What are the details in the project or work that most people overlook? Which are the ones that when done right, can have a big impact when multiplied over a large scale? Which are the ones that can turn something into an emotional experience? These are questions to ask yourself when looking at things through the perspective of crucial details.

3. Show your cards

To bring your own perspective on the world, on creativity, and on what makes a great design

The final part of perspective is a tricky one to get right, but important nonetheless—to bring your own perspective to your work.

One way to think about using your own perspective is bringing your own unique style to a project. What are elements of how you work that could bring some personality to the end result? 

Another way to use your own perspective is your approach to the creative process. What are ways that you work that could prove valuable to the client or final solution? Just because you may be used to them and they seem ordinary to you, doesn’t meant that they are any less valuable. You may have important insights from your own approach that could help team members or stakeholders see a different point of view.

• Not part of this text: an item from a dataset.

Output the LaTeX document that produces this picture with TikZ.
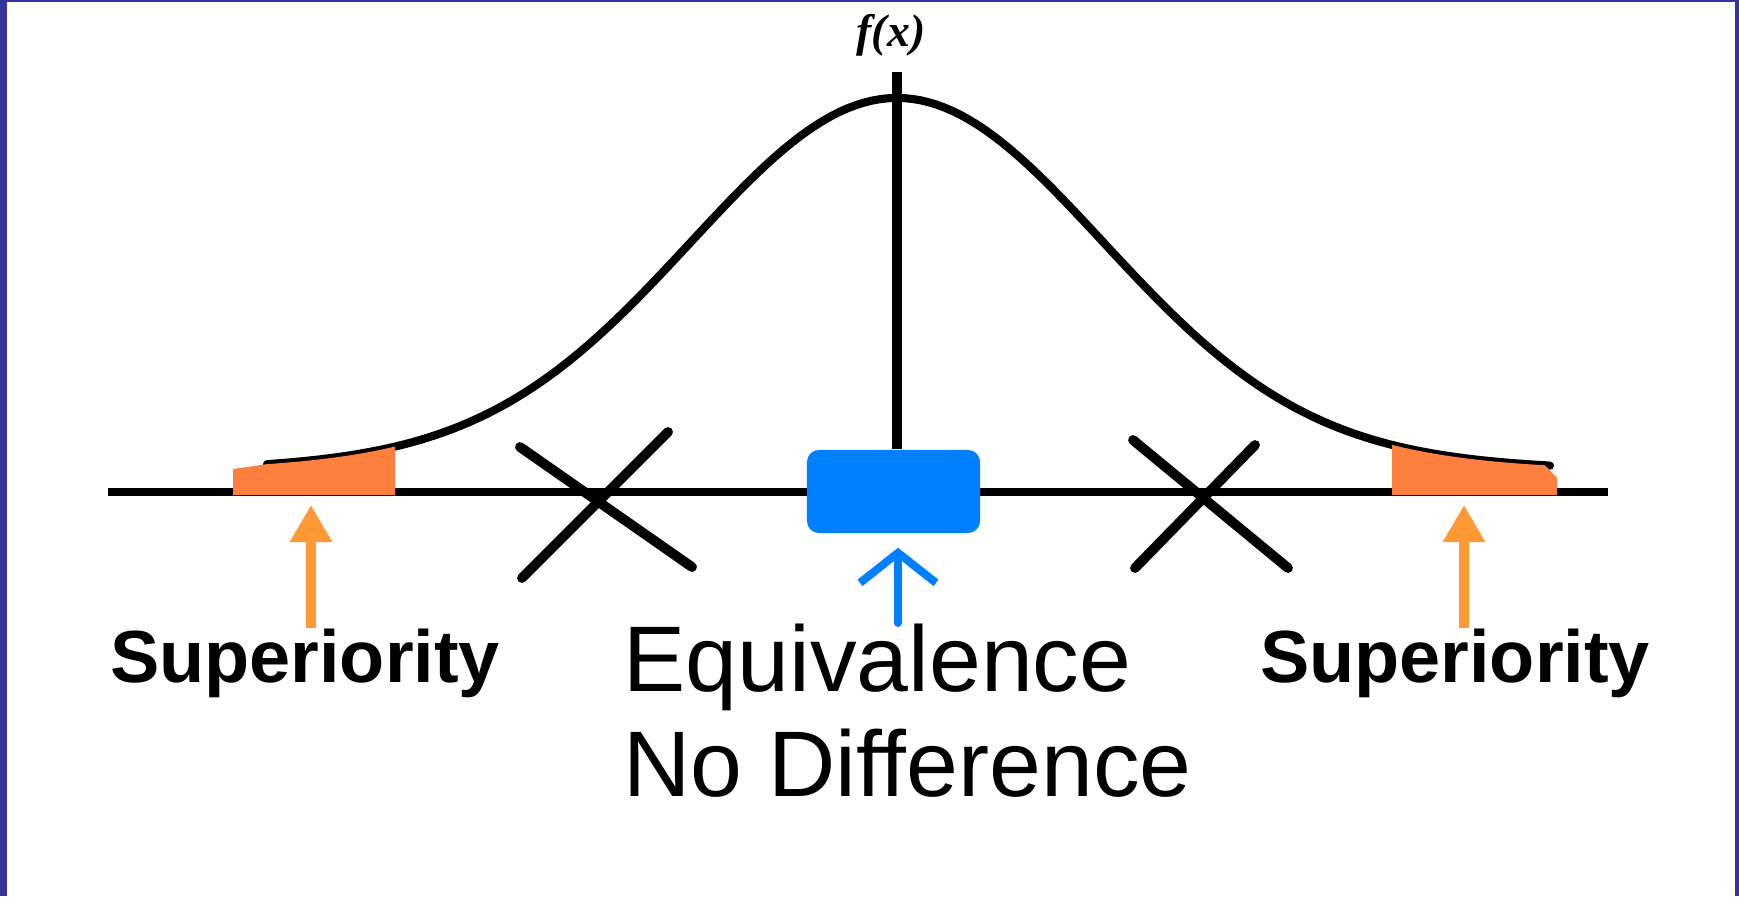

Finally, what are the values and worldview that drive what you do? Do you hold particular beliefs about what makes good design? Do you have a bent towards social good, caring for the environment, or other aspects that could influence the work?

Famed industrial Dieter Rams used perspective when he generated his ten principles for good design:

  1. Good design is innovative
  2. Good design makes a product useful
  3. Good design is aesthetic
  4. Good design makes a product understandable
  5. Good design is unobtrusive
  6. Good design is honest
  7. Good design is long-lasting
  8. Good design is thorough down to the last detail
  9. Good design is environmentally-friendly
  10. Good design is as little design as possible

Rams created his list of principles to answer the question, "what makes good design?". Not everyone will agree with these principles, and that's what makes them great - they take a point of view, rather than describe the mechanics of design. Your own perspective on design and the world around you can make a stronger connection with clients, inspire users, and ensure a more human approach to each project.

Conclusion

Using your perspective as a designer creates value for your team, clients, and audiences. While it's not an easy skill to implement, it's important to continue approaching problems from different viewpoints. Doing so allows for greater insight, more creative solutions, and opens yourself and others to the possibilities in other points of view—or at the very least more understanding, which our world will always in need.